▸ **Required work**
Every line that contains the word "chart" should be copied out.

Plotting code records:

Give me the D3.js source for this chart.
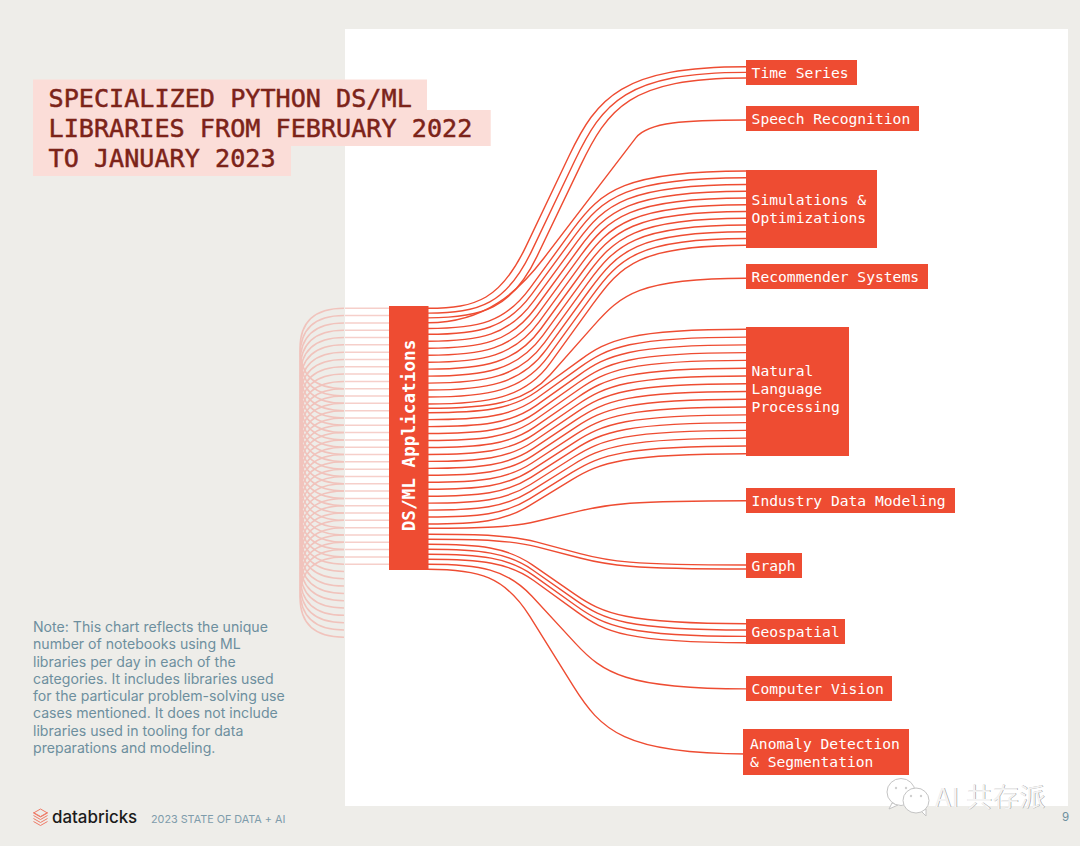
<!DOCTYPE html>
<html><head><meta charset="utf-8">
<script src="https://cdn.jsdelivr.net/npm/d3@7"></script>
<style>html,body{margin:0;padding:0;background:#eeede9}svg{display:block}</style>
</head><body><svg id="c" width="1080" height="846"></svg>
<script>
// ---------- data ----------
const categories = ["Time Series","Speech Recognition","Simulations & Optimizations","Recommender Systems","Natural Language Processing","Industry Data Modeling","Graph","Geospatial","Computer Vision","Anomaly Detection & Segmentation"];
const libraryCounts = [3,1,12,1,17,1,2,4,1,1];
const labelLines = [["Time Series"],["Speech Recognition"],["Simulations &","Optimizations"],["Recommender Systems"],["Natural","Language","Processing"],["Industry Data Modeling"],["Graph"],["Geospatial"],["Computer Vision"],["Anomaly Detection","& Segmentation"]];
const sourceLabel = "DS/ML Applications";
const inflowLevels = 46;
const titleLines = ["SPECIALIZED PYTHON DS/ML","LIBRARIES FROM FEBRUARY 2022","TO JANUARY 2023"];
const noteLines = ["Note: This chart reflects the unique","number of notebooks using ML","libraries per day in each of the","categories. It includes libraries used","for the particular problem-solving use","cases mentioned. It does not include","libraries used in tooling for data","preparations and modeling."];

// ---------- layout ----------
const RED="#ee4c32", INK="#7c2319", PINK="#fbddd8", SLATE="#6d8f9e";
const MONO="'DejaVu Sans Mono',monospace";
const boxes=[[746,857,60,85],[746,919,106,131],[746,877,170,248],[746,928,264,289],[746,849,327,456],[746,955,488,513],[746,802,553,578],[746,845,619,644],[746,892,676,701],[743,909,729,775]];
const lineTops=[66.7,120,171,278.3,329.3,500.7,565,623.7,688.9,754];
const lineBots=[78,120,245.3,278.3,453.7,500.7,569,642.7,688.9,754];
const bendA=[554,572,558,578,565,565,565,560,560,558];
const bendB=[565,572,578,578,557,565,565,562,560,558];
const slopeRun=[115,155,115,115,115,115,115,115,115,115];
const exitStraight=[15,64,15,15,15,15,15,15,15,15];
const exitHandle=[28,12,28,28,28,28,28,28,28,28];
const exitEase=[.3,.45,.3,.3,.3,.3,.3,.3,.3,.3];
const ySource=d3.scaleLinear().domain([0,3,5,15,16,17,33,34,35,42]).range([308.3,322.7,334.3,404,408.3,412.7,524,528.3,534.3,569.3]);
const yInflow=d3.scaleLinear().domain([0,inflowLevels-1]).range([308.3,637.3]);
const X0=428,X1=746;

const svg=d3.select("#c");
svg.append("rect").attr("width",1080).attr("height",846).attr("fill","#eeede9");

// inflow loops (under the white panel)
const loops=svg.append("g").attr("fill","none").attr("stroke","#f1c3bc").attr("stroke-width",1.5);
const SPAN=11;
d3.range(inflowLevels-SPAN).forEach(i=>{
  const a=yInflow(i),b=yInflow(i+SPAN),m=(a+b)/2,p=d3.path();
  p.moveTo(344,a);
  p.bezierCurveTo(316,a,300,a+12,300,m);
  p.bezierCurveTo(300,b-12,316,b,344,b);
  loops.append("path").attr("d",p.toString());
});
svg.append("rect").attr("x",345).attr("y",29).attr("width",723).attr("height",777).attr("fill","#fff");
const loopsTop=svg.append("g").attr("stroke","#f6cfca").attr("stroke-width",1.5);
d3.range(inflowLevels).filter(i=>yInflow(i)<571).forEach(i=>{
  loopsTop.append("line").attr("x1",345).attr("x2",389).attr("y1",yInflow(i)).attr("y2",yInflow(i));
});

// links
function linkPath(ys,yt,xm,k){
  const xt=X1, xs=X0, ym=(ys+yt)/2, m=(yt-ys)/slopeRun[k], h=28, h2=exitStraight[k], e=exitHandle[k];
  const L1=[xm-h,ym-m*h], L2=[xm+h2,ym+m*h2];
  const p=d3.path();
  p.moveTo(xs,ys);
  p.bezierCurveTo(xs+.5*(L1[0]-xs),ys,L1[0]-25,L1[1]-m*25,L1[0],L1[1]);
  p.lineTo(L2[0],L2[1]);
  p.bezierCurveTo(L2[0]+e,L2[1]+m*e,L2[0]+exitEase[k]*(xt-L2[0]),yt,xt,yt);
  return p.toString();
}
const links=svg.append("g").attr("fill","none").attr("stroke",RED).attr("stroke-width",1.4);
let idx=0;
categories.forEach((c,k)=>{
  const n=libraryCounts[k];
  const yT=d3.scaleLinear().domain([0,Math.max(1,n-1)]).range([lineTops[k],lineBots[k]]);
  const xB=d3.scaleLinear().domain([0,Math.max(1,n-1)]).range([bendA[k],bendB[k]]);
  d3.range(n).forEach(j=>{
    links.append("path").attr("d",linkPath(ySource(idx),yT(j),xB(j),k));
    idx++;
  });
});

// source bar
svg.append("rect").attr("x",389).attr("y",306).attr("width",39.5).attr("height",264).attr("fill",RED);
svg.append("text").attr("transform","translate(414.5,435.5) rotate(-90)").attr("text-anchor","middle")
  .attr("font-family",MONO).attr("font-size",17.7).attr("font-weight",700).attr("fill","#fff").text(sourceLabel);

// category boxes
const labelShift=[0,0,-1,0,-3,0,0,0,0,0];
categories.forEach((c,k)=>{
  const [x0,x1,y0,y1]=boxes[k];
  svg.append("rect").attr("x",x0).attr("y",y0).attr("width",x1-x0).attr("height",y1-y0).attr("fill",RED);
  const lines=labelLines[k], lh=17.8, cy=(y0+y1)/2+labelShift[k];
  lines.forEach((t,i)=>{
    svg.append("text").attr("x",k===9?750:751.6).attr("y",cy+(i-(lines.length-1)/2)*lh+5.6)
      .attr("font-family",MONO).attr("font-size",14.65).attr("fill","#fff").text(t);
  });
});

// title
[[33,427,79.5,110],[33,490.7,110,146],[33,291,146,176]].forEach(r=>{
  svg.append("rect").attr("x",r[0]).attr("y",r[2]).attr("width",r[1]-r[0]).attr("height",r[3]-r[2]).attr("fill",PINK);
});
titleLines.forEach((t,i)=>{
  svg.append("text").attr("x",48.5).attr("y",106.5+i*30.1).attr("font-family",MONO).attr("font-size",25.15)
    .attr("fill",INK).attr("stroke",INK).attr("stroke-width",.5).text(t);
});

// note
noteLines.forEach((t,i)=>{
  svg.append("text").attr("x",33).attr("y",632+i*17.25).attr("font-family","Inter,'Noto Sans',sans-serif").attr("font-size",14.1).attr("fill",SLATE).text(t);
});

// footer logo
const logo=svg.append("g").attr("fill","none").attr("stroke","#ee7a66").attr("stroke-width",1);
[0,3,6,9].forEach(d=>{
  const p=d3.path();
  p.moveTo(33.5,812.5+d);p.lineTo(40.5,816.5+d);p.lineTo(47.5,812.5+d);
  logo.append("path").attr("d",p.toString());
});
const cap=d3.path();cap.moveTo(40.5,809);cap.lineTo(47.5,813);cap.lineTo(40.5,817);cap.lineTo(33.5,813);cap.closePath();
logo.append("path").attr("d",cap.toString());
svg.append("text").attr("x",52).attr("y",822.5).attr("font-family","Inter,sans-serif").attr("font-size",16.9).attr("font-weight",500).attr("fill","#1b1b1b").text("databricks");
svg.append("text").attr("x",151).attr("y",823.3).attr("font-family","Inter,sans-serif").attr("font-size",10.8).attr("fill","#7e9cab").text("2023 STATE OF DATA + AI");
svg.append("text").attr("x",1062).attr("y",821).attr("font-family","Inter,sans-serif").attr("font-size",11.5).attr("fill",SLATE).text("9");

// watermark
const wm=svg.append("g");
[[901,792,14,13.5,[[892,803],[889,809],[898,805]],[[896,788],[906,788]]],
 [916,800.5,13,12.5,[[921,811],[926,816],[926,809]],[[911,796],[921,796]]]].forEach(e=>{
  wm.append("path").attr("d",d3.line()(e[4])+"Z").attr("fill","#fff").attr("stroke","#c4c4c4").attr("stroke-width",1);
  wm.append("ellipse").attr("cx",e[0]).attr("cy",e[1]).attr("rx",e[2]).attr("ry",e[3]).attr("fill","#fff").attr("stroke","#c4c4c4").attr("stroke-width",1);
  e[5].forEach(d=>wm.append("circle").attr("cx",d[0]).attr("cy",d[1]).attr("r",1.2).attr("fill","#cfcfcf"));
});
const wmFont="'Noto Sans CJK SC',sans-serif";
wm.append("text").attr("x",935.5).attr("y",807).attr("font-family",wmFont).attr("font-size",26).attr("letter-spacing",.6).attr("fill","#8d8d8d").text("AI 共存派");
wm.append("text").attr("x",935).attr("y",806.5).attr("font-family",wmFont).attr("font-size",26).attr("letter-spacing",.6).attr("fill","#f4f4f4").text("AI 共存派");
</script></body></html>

--

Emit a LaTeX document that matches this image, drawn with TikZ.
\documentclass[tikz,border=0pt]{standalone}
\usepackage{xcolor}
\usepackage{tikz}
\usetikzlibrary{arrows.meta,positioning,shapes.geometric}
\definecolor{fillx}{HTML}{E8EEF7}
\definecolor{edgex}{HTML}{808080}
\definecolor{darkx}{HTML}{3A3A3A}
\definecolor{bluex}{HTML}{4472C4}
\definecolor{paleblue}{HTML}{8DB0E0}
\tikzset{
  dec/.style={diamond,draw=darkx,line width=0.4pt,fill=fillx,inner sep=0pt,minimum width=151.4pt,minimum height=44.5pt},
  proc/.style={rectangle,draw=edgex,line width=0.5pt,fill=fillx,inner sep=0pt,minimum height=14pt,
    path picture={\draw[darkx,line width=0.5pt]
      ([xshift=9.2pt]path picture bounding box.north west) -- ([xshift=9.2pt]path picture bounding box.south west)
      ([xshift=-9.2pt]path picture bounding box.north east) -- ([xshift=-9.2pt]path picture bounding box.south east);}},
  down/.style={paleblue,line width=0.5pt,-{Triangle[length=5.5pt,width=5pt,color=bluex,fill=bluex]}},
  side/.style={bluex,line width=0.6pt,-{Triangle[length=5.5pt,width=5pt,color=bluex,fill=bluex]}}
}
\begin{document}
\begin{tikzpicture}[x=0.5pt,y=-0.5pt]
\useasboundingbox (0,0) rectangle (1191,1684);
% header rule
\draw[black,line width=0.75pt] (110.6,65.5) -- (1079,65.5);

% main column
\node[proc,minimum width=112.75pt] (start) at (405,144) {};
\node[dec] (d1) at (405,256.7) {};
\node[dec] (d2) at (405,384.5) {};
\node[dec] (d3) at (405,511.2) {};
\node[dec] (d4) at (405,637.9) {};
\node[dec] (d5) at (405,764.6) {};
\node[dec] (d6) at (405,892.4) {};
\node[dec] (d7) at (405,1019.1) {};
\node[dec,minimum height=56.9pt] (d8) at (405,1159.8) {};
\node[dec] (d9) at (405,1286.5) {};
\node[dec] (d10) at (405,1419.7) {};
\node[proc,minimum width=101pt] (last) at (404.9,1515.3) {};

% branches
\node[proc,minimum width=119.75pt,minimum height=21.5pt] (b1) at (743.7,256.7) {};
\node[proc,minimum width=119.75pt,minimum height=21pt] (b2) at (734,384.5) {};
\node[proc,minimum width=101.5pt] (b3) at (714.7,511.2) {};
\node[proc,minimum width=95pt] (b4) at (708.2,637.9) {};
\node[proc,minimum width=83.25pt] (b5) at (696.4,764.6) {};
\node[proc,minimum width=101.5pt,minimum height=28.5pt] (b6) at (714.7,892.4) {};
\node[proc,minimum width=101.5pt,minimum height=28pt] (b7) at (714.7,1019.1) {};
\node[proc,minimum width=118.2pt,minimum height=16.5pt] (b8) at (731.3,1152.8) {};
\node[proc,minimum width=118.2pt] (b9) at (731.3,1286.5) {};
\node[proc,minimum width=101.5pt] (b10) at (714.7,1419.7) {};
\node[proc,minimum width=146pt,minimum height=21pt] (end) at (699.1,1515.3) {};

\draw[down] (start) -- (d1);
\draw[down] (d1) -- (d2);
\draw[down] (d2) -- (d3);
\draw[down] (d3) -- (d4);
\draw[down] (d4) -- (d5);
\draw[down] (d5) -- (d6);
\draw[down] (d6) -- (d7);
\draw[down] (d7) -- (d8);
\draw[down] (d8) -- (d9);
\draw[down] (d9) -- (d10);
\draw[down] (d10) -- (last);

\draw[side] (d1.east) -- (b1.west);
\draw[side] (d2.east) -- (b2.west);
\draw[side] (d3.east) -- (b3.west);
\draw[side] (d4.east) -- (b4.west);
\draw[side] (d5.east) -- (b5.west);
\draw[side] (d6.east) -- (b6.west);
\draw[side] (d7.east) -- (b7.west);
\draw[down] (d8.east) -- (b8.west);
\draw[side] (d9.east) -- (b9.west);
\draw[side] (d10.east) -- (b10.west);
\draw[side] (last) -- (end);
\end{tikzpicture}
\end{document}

▸ **Solution to the exercise**
Give me the D3.js source for this chart.
const noteLines = ["Note: This chart reflects the unique","number of notebooks using ML","libraries per day in each of the","categories. It includes libraries used","for the particular problem-solving use","cases mentioned. It does not include","libraries used in tooling for data","preparations and modeling."];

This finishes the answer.